The conference in Glasgow also saw LMC leaders calling on the BMA to launch a test case for defamation when a GP is subjected to ‘malicious, vexatious complaints’. This followed rousing speech from a GP who shared his own personal experience, published in full by Pulse.

In an exclusive interview with Pulse at the conference, the BMA’s registrars committee co-chairs revealed that GPs are working for free in order to stay on the performers list as a result of the unemployment crisis. 

And local GP leaders urged the UK Government to permanently resolve the National Insurance contributions (NICs) issue instead of relying on contract negotiations to reimburse practices.

Motions in full

Defining core general practice – ALL PARTS PASSED

AGENDA COMMITTEE TO BE PROPOSED BY CAMBRIDGESHIRE: That conference recognises the ambitions of governments to shift medical provision from secondary into primary care and: 

(i) believes that it is more important than ever to define what general practice should be expected to deliver for patients 

(ii) calls for targeted training and education for secondary care clinicians to ensure a better understanding of primary care capacity and contractual boundaries, reducing inappropriate workload shift

(iii) asks the BMA to create a working group to define core general practice obligations in the UK, to aid GPCs in national contract negotiations and protect general practice from being forced to absorb unfunded work streams

(iv) demands that funding streams be allocated to support any current and future shifts in patient follow-up responsibilities, ensuring primary care is not expected to absorb additional work without appropriate resourcing

(v) demands that any substantial new GMS contracts contain provision for payment to practices, on an item of service or similar basis, for all identified work transferred from secondary care.

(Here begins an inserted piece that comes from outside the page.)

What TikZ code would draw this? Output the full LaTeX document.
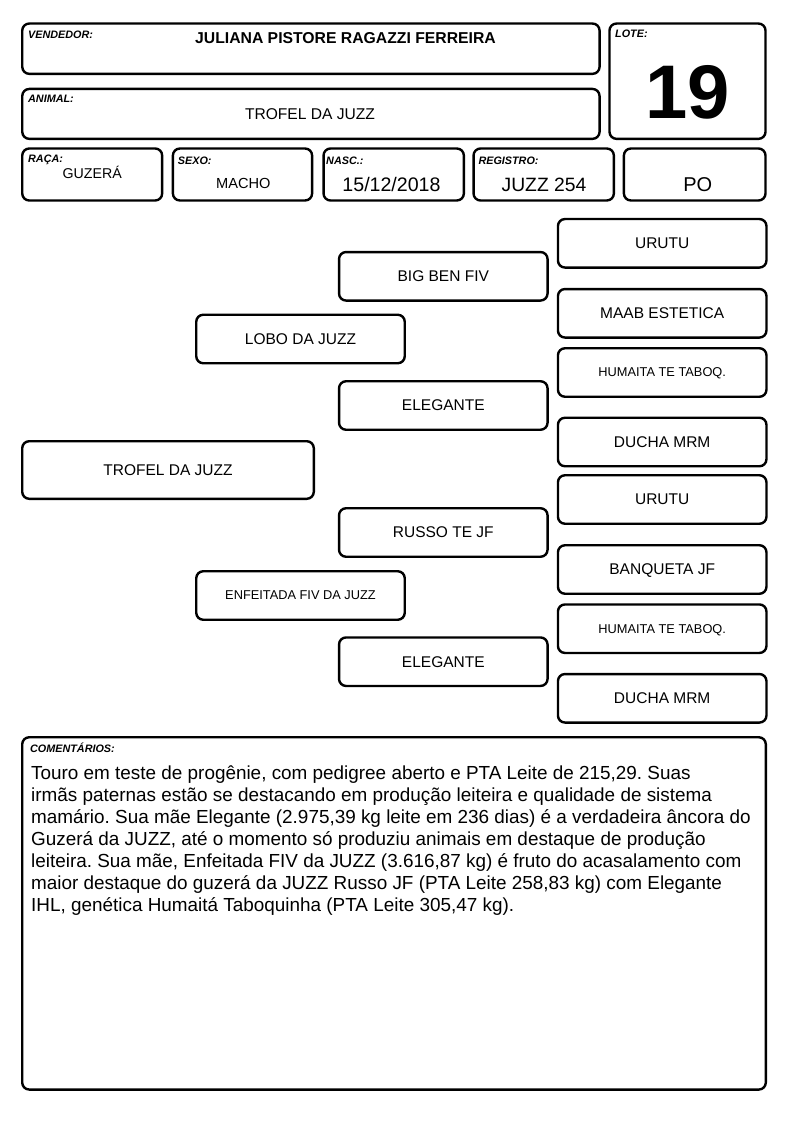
\documentclass[tikz,border=0pt]{standalone}
\usepackage{fontspec}
\setmainfont{Liberation Sans}
\frenchspacing
\tikzset{
  cell/.style={draw, line width=2.4pt, rounded corners=7pt, inner sep=0pt},
  pedbox/.style={cell, minimum width=208.5pt, minimum height=48.5pt, text depth=0pt, font=\fontsize{15.5}{18}\selectfont},
  smallped/.style={pedbox, font=\fontsize{12.8}{15}\selectfont},
  fieldlabel/.style={anchor=base west, inner sep=0pt, font=\fontsize{10.8}{13}\selectfont\bfseries\itshape},
  fieldvalue/.style={anchor=base, inner sep=0pt},
  commentline/.style={anchor=base west, inner sep=0pt, font=\fontsize{18.9}{22.1}\selectfont}
}

\begin{document}
\begin{tikzpicture}[x=1pt, y=-1pt]
  \fill[white] (0,0) rectangle (794,1123);
  \useasboundingbox (0,0) rectangle (794,1123);

  % header cells
  \node[cell, minimum width=577.3pt, minimum height=50.3pt] (vend) at (310.9,48.7) {};
  \node[cell, minimum width=577.3pt, minimum height=49.9pt] (anim) at (310.9,113.9) {};
  \node[cell, minimum width=156pt, minimum height=115.3pt] (lote) at (687.5,81.2) {};
  \node[cell, minimum width=139.9pt, minimum height=52pt] (raca) at (92.2,174.5) {};
  \node[cell, minimum width=139.2pt, minimum height=52pt] (sexo) at (242.5,174.5) {};
  \node[cell, minimum width=140.3pt, minimum height=52pt] (nasc) at (393.7,174.5) {};
  \node[cell, minimum width=140.3pt, minimum height=52pt] (reg) at (543.7,174.5) {};
  \node[cell, minimum width=141.6pt, minimum height=52pt] (po) at (694.7,174.5) {};

  \node[fieldlabel] (vendlbl) at (28,38.3) {VENDEDOR:};
  \node[fieldlabel] (lotelbl) at (615,37.7) {LOTE:};
  \node[fieldlabel] (animlbl) at (28,102.3) {ANIMAL:};
  \node[fieldlabel] (racalbl) at (28,162.7) {RAÇA:};
  \node[fieldlabel] (sexolbl) at (177.7,164.3) {SEXO:};
  \node[fieldlabel] (nasclbl) at (326,164.3) {NASC.:};
  \node[fieldlabel] (reglbl) at (478.3,164.3) {REGISTRO:};

  \node[fieldvalue, font=\fontsize{15.75}{19}\selectfont\bfseries] (vendval) at (345.5,43.3) {JULIANA PISTORE RAGAZZI FERREIRA};
  \node[fieldvalue, font=\fontsize{15.6}{19}\selectfont] (animval) at (310,119.3) {TROFEL DA JUZZ};
  \node[fieldvalue, font=\fontsize{76}{80}\selectfont\bfseries] (loteval) at (687.5,118.3) {19};
  \node[fieldvalue, font=\fontsize{14.2}{17}\selectfont] (racaval) at (92.2,178.3) {GUZERÁ};
  \node[fieldvalue, font=\fontsize{14.6}{17}\selectfont] (sexoval) at (243.3,189) {MACHO};
  \node[fieldvalue, font=\fontsize{19.6}{23}\selectfont] (nascval) at (391.5,191.7) {15/12/2018};
  \node[fieldvalue, font=\fontsize{19.3}{23}\selectfont] (regval) at (544,191.7) {JUZZ 254};
  \node[fieldvalue, font=\fontsize{20}{24}\selectfont] (poval) at (697.8,191.7) {PO};

  % pedigree
  \node[pedbox, minimum width=291.6pt, minimum height=57.6pt] (animal) at (168,470) {TROFEL DA JUZZ};
  \node[pedbox] (sire) at (300.5,339) {LOBO DA JUZZ};
  \node[smallped] (dam) at (300.5,595.5) {ENFEITADA FIV DA JUZZ};
  \node[pedbox] (ss) at (443.3,276.3) {BIG BEN FIV};
  \node[pedbox] (sd) at (443.3,405.5) {ELEGANTE};
  \node[pedbox] (ds) at (443.3,532.5) {RUSSO TE JF};
  \node[pedbox] (dd) at (443.3,661.7) {ELEGANTE};
  \foreach \n/\y/\s/\t in {sss/243.3/pedbox/URUTU, ssd/313.3/pedbox/MAAB ESTETICA,
                           sds/372.5/smallped/HUMAITA TE TABOQ., sdd/442/pedbox/DUCHA MRM,
                           dss/499.5/pedbox/URUTU, dsd/569.5/pedbox/BANQUETA JF,
                           dds/628.7/smallped/HUMAITA TE TABOQ., ddd/698.3/pedbox/DUCHA MRM} {
    \node[\s] (\n) at (662.2,\y) {\t};
  }

  % comments
  \node[cell, minimum width=743.6pt, minimum height=352.3pt] (com) at (394,913.4) {};
  \node[fieldlabel] (comlbl) at (30,752.7) {COMENTÁRIOS:};
  \foreach \i/\t in {0/{Touro em teste de progênie, com pedigree aberto e PTA Leite de 215,29. Suas},
                     1/{irmãs paternas estão se destacando em produção leiteira e qualidade de sistema},
                     2/{mamário. Sua mãe Elegante (2.975,39 kg leite em 236 dias) é a verdadeira âncora do},
                     3/{Guzerá da JUZZ, até o momento só produziu animais em destaque de produção},
                     4/{leiteira. Sua mãe, Enfeitada FIV da JUZZ (3.616,87 kg) é fruto do acasalamento com},
                     5/{maior destaque do guzerá da JUZZ Russo JF (PTA Leite 258,83 kg) com Elegante},
                     6/{IHL, genética Humaitá Taboquinha (PTA Leite 305,47 kg).}} {
    \node[commentline] (c\i) at (31,779+22.1*\i) {\t};
  }
\end{tikzpicture}
\end{document}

PSA testing and monitoring – ALL PARTS PASSED

SURREY: That conference is concerned by the increasing workload burden on general practice due to the unresourced and un-evidenced expansion of PSA testing and monitoring, driven by secondary care and local advocacy groups and:

(i) calls for recognised funding to support the growing expectation for GPs to provide PSA testing, counselling, and long-term monitoring, including post-treatment surveillance for discharged prostate cancer patients

(ii) opposes the transfer of routine PSA monitoring from urology services to general practice without clear evidence, agreed guidelines, and appropriate funding 

(iii) calls for a national review of PSA screening and monitoring pathways, ensuring that primary care is not burdened with additional work without adequate resources

(iv) calls for national bodies, including NHS England, to push back against the pressure exerted by local prostate cancer charities to increase PSA testing without robust evidence or national policy support.

Private shared care – PASSED

AVON: That conference believes that any shared care prescribing arrangement with a private provider is unsafe, not enduring, and widens health inequalities, and demands that GPC UK adopts a firm position statement to reject this.